Patricia: What are some projects emerging in this new public media landscape that you think open up new ways of thinking about our digital futures?

Helen: I am deeply intrigued by the multiple public media/public art projects being organized by Jon Ippolito and Joline Blais < http://www.three.org/>, who teach new media practice at the University of Maine. They work with social networks, kinship systems, indigenous peoples, and environmental issues. I don’t always understand exactly what they are doing, but when I do, I am jolted by the new connections they are making. And that’s a good thing.

Perhaps readers of this blog can share projects they know about that open up new ways of thinking about our digital futures? I welcome more interaction on this topic. Let’s discuss!

Patricia: What is unresolved in this new landscape? What are some debates we need to consider and engage in?

Helen: The idea of resolution may be a pipe dream in this landscape with new nodes for public media futures. Perhaps the game will just go on and on, changing abuptly just when resolution seems at hand.

Here are some of the questions I continue to ruminate over:

1. How can artists get interested in and more actively engaged in the huge telecommunications and cultural policy debates of our time?

2. How can we encourage gamers to change the terms of what is public media and learn new ways to play our way into common spaces for dialogue?

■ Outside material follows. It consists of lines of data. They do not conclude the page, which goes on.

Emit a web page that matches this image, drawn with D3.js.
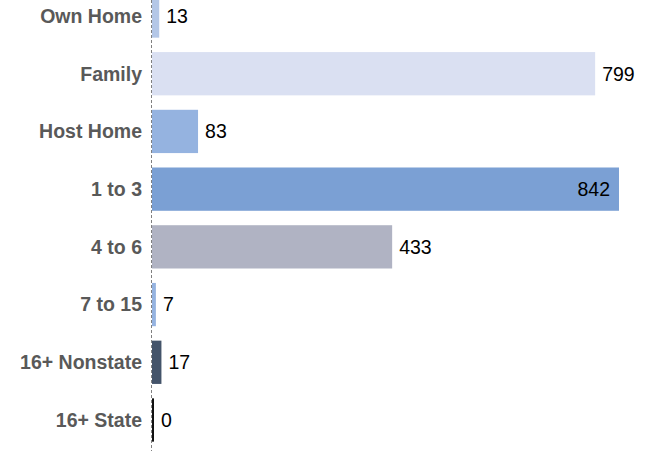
<!DOCTYPE html>
<html><head><meta charset="utf-8">
<script src="https://cdn.jsdelivr.net/npm/d3@7"></script>
<style>body{margin:0;background:#fff}svg{display:block}</style>
</head><body>
<svg id="c" width="645" height="451"></svg>
<script>
const categories = ["Own Home","Family","Host Home","1 to 3","4 to 6","7 to 15","16+ Nonstate","16+ State"];
const values = [13,799,83,842,433,7,17,0];
const colors = ["#b4c7e7","#dae0f2","#95b3e0","#7ba0d4","#b0b3c3","#95b3e0","#44546a","#111111"];

const svg = d3.select("#c");
const x0 = 152;
const x = d3.scaleLinear().domain([0,842]).range([x0, 619]);
const y = d3.scaleBand().domain(categories).range([-12.85, 448.85]).paddingInner(0.25).paddingOuter(0.125);

const g = svg.append("g");
g.selectAll("rect").data(categories).join("rect")
  .attr("x", x0)
  .attr("y", d => y(d))
  .attr("height", y.bandwidth())
  .attr("width", (d,i) => Math.max(2, x(values[i]) - x0))
  .attr("fill", (d,i) => colors[i]);

svg.append("line").attr("x1",151.5).attr("x2",151.5).attr("y1",0).attr("y2",451)
  .attr("stroke","#808080").attr("stroke-width",1).attr("stroke-dasharray","3,2");

g.selectAll("text.cat").data(categories).join("text").attr("class","cat")
  .attr("x", 142).attr("y", d => y(d) + y.bandwidth()/2)
  .attr("dy","0.35em").attr("text-anchor","end")
  .attr("font-family","Liberation Sans, Arial, sans-serif").attr("font-weight","bold")
  .attr("font-size",19.5).attr("fill","#595959").text(d => d);

g.selectAll("text.val").data(categories).join("text").attr("class","val")
  .attr("x", (d,i) => i===3 ? x(values[i]) - 9 : Math.max(x(values[i]), x0+2) + 7)
  .attr("y", d => y(d) + y.bandwidth()/2)
  .attr("dy","0.35em").attr("text-anchor", (d,i) => i===3 ? "end" : "start")
  .attr("font-family","Liberation Sans, Arial, sans-serif")
  .attr("font-size",19.5).attr("fill","#000").text((d,i) => values[i]);
</script>
</body></html>
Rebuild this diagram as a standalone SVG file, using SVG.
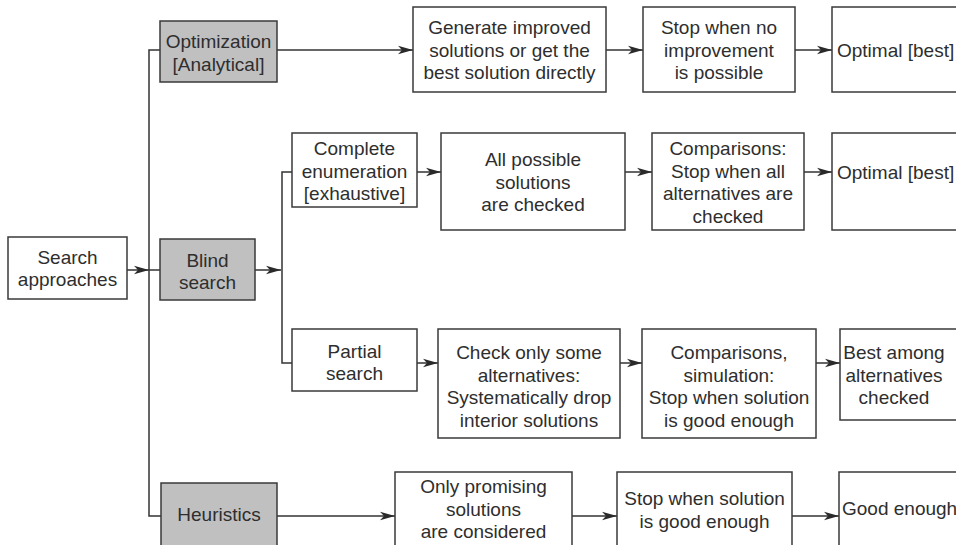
<svg xmlns="http://www.w3.org/2000/svg" width="956" height="545" viewBox="0 0 956 545">
<style>
.b{fill:#fff;stroke:#3a3a3a;stroke-width:1.5}
.g{fill:#c0c0c1;stroke:#3a3a3a;stroke-width:1.5}
text{font-family:"Liberation Sans",Arial,sans-serif;font-size:19px;fill:#2e2e2e;text-anchor:middle}
text.s{text-anchor:start}
.c{fill:none;stroke:#333;stroke-width:1.5}
</style>
<defs>
<marker id="a" markerWidth="16" markerHeight="10" refX="15" refY="5" orient="auto" markerUnits="userSpaceOnUse">
<path d="M0,0.8 L15,5 L0,9.2 L4,5 Z" fill="#2a2a2a"/>
</marker>
</defs>
<rect width="956" height="545" fill="#fff"/>
<g id="connectors">
<line class="c" x1="127" y1="270" x2="149" y2="270" marker-end="url(#a)"/>
<polyline class="c" points="160,50 149,50 149,516 161,516"/>
<line class="c" x1="149" y1="270" x2="160" y2="270"/>
<line class="c" x1="277" y1="50" x2="413" y2="50" marker-end="url(#a)"/>
<line class="c" x1="606" y1="50" x2="643" y2="50" marker-end="url(#a)"/>
<line class="c" x1="795" y1="50" x2="832" y2="50" marker-end="url(#a)"/>
<line class="c" x1="255" y1="270" x2="281" y2="270" marker-end="url(#a)"/>
<polyline class="c" points="292,172 282,172 282,363 292,363"/>
<line class="c" x1="417" y1="172" x2="441" y2="172" marker-end="url(#a)"/>
<line class="c" x1="625" y1="172" x2="652" y2="172" marker-end="url(#a)"/>
<line class="c" x1="804" y1="172" x2="832" y2="172" marker-end="url(#a)"/>
<line class="c" x1="417" y1="363" x2="438" y2="363" marker-end="url(#a)"/>
<line class="c" x1="620" y1="363" x2="642" y2="363" marker-end="url(#a)"/>
<line class="c" x1="816" y1="363" x2="840" y2="363" marker-end="url(#a)"/>
<line class="c" x1="277" y1="516" x2="395" y2="516" marker-end="url(#a)"/>
<line class="c" x1="572" y1="516" x2="617" y2="516" marker-end="url(#a)"/>
<line class="c" x1="792" y1="516" x2="839" y2="516" marker-end="url(#a)"/>
</g>
<g id="search-approaches">
<rect class="b" x="8" y="237" width="119" height="62"/>
<text x="67.5" y="264">Search</text>
<text x="67.5" y="286">approaches</text>
</g>
<g id="optimization">
<rect class="g" x="160" y="21" width="117" height="61"/>
<text x="218.5" y="48">Optimization</text>
<text x="218.5" y="70.5">[Analytical]</text>
</g>
<g id="blind-search">
<rect class="g" x="160" y="239" width="95" height="61"/>
<text x="207.5" y="267">Blind</text>
<text x="207.5" y="289">search</text>
</g>
<g id="heuristics">
<rect class="g" x="161" y="483" width="116" height="70"/>
<text x="219" y="521">Heuristics</text>
</g>
<g id="generate">
<rect class="b" x="413" y="7" width="193" height="85"/>
<text x="509.5" y="34">Generate improved</text>
<text x="509.5" y="56.5">solutions or get the</text>
<text x="509.5" y="79">best solution directly</text>
</g>
<g id="stop-no-improvement">
<rect class="b" x="643" y="7" width="152" height="85"/>
<text x="719" y="34">Stop when no</text>
<text x="719" y="56.5">improvement</text>
<text x="719" y="79">is possible</text>
</g>
<g id="optimal-1">
<rect class="b" x="832" y="7" width="160" height="85"/>
<text class="s" x="837" y="57">Optimal [best]</text>
</g>
<g id="complete-enumeration">
<rect class="b" x="292" y="133" width="125" height="74"/>
<text x="354.5" y="155">Complete</text>
<text x="354.5" y="177.5">enumeration</text>
<text x="354.5" y="200">[exhaustive]</text>
</g>
<g id="all-possible">
<rect class="b" x="441" y="133" width="184" height="97"/>
<text x="533" y="166">All possible</text>
<text x="533" y="188.5">solutions</text>
<text x="533" y="211">are checked</text>
</g>
<g id="comparisons">
<rect class="b" x="652" y="133" width="152" height="97"/>
<text x="728" y="155">Comparisons:</text>
<text x="728" y="177.5">Stop when all</text>
<text x="728" y="200">alternatives are</text>
<text x="728" y="222.5">checked</text>
</g>
<g id="optimal-2">
<rect class="b" x="832" y="133" width="160" height="97"/>
<text class="s" x="837" y="179">Optimal [best]</text>
</g>
<g id="partial-search">
<rect class="b" x="292" y="329" width="125" height="62"/>
<text x="354.5" y="358">Partial</text>
<text x="354.5" y="380">search</text>
</g>
<g id="check-only">
<rect class="b" x="438" y="329" width="182" height="109"/>
<text x="529" y="359">Check only some</text>
<text x="529" y="381.5">alternatives:</text>
<text x="529" y="404">Systematically drop</text>
<text x="529" y="426.5">interior solutions</text>
</g>
<g id="comparisons-simulation">
<rect class="b" x="642" y="329" width="174" height="109"/>
<text x="729" y="359">Comparisons,</text>
<text x="729" y="381.5">simulation:</text>
<text x="729" y="404">Stop when solution</text>
<text x="729" y="426.5">is good enough</text>
</g>
<g id="best-among">
<rect class="b" x="840" y="329" width="150" height="91"/>
<text x="894" y="359">Best among</text>
<text x="894" y="381.5">alternatives</text>
<text x="894" y="404">checked</text>
</g>
<g id="only-promising">
<rect class="b" x="395" y="472" width="177" height="85"/>
<text x="483.5" y="493">Only promising</text>
<text x="483.5" y="515.5">solutions</text>
<text x="483.5" y="538">are considered</text>
</g>
<g id="stop-good-enough">
<rect class="b" x="617" y="472" width="175" height="85"/>
<text x="704.5" y="505">Stop when solution</text>
<text x="704.5" y="527.5">is good enough</text>
</g>
<g id="good-enough">
<rect class="b" x="839" y="472" width="150" height="85"/>
<text class="s" x="842" y="515">Good enough</text>
</g>
</svg>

3. How can I connect 20th century cinema and art practice to the new media forms I see emerging?

4. How is the burgeoning “maker’s culture” changing both technology and arts communities?

5. Where will the new public media reside in the coming decades? Will it still be defined primarily by television or radio – or the next medium after Facebook and Twitter?

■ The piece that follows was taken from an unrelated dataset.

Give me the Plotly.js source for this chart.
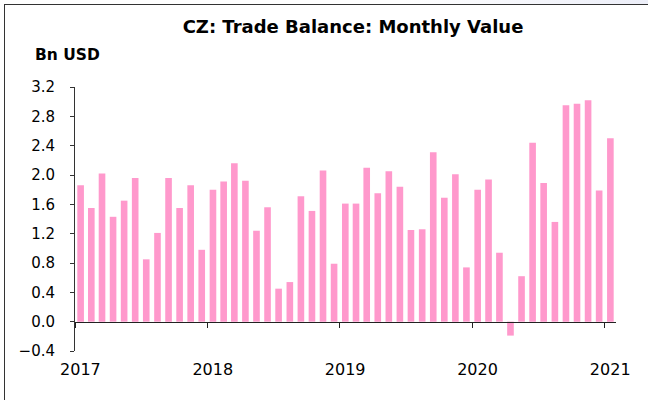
<!DOCTYPE html>
<html>
<head>
<meta charset="utf-8">
<script src="https://cdn.plot.ly/plotly-3.0.1.min.js"></script>
<style>
html,body{margin:0;padding:0;background:#fff;}
#wrap{position:relative;width:648px;height:400px;overflow:hidden;background:#fff;}
#band{position:absolute;left:0;top:0;width:648px;height:4px;background:linear-gradient(to right,#ffffff 0%,#ffffff 62%,#eceef8 100%);}
#chart{position:absolute;left:0;top:0;width:648px;height:400px;}
#frame{position:absolute;left:4px;top:4px;width:650px;height:400px;border-left:1px solid #333;border-top:1px solid #333;pointer-events:none;}
</style>
</head>
<body>
<div id="wrap"><div id="band"></div><div id="chart"></div><div id="frame"></div></div>
<script>
const months = [
 '2017-01','2017-02','2017-03','2017-04','2017-05','2017-06','2017-07','2017-08','2017-09','2017-10','2017-11','2017-12',
 '2018-01','2018-02','2018-03','2018-04','2018-05','2018-06','2018-07','2018-08','2018-09','2018-10','2018-11','2018-12',
 '2019-01','2019-02','2019-03','2019-04','2019-05','2019-06','2019-07','2019-08','2019-09','2019-10','2019-11','2019-12',
 '2020-01','2020-02','2020-03','2020-04','2020-05','2020-06','2020-07','2020-08','2020-09','2020-10','2020-11','2020-12',
 '2021-01'
];
const tradeBalance = [
 1.86,1.55,2.02,1.43,1.65,1.96,0.85,1.21,1.96,1.55,1.86,0.98,
 1.80,1.91,2.16,1.92,1.24,1.56,0.45,0.54,1.71,1.51,2.06,0.79,
 1.61,1.61,2.10,1.75,2.05,1.84,1.25,1.26,2.31,1.69,2.01,0.74,
 1.80,1.94,0.94,-0.19,0.62,2.44,1.89,1.36,2.95,2.97,3.02,1.79,
 2.50
];
const yearTicks = ['2017-01-01','2018-01-01','2019-01-01','2020-01-01','2021-01-01'];
const yearLabelPos = ['2017-01-16','2018-01-16','2019-01-16','2020-01-16','2021-01-16'];
const yearLabels = ['2017','2018','2019','2020','2021'];

const font = 'DejaVu Sans, Liberation Sans, Arial, sans-serif';
const monthMs = 30.44*86400000;

const trace = {
  type: 'bar',
  x: months,
  y: tradeBalance,
  xperiod: 'M1',
  xperiodalignment: 'middle',
  width: months.map(() => 0.6*monthMs),
  marker: {color: '#ff99cc', line: {width: 0}},
  hoverinfo: 'x+y'
};

const xr = ['2017-01-01','2021-02-01'];
const layout = {
  width: 648, height: 400,
  margin: {l: 75, r: 32, t: 87, b: 49},
  paper_bgcolor: 'rgba(0,0,0,0)',
  plot_bgcolor: 'rgba(0,0,0,0)',
  showlegend: false,
  font: {family: font, size: 15, color: '#000'},
  title: {
    text: '<b>CZ: Trade Balance: Monthly Value</b>',
    font: {family: font, size: 18, color: '#000'},
    xref: 'container', x: 353/648, xanchor: 'center',
    yref: 'container', y: 1 - 27/400, yanchor: 'middle'
  },
  annotations: [{
    text: '<b>Bn USD</b>', xref: 'paper', yref: 'paper',
    x: (33-75)/541, y: 1 + (87-55)/264, xanchor: 'left', yanchor: 'middle',
    showarrow: false, font: {family: font, size: 15.5, color: '#000'}
  }],
  xaxis: {
    type: 'date', range: xr,
    anchor: 'free', position: 0.4/3.6,
    showline: true, linecolor: '#222', linewidth: 1,
    ticks: 'outside', ticklen: 5, tickcolor: '#222',
    tickvals: yearTicks, showticklabels: false,
    showgrid: false, zeroline: false, fixedrange: true
  },
  xaxis2: {
    type: 'date', range: xr, overlaying: 'x', matches: 'x',
    anchor: 'y', side: 'bottom',
    showline: false, ticks: '', tickvals: yearLabelPos, ticktext: yearLabels,
    ticklabelstandoff: 7,
    tickfont: {family: font, size: 16, color: '#000'},
    showgrid: false, zeroline: false
  },
  yaxis: {
    range: [-0.4, 3.2], dtick: 0.4, tick0: 0, tickformat: '.1f',
    showline: true, linecolor: '#333', linewidth: 1,
    ticks: 'outside', ticklen: 4, tickcolor: '#333',
    ticklabelstandoff: 12,
    tickfont: {family: font, size: 15, color: '#000'},
    showgrid: false, zeroline: false
  },
  bargap: 0.4
};

Plotly.newPlot('chart', [trace, {type:'scatter', x: xr, y: [null,null], xaxis:'x2', yaxis:'y', hoverinfo:'skip', showlegend:false}], layout, {displayModeBar: false, staticPlot: true});
</script>
</body>
</html>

6. How can we bring into focus the urgent need for digital literacy? How can we recognize digital media not only as a conduit for ‘content,’ but as a creative medium itself in the process of being defined?

And finally, for me, one of the most important pieces missing in these larger debates is seeing the variety of voices of creators articulating and writing about their own experiences in the digital environment, as artists and participants.What is working? What is not working? What are some of the values or ethics we need to articulate as creators in this space? What new connections are you making in your work?

There is no excuse anymore for creators and producers to not become engaged in the rebuilding of a public media space. As designer Bruce Mau wrote in “An Incomplete Manifesto for Growth" :

"Organization=Liberty: Real innovation in design, or any other field, happens in context.”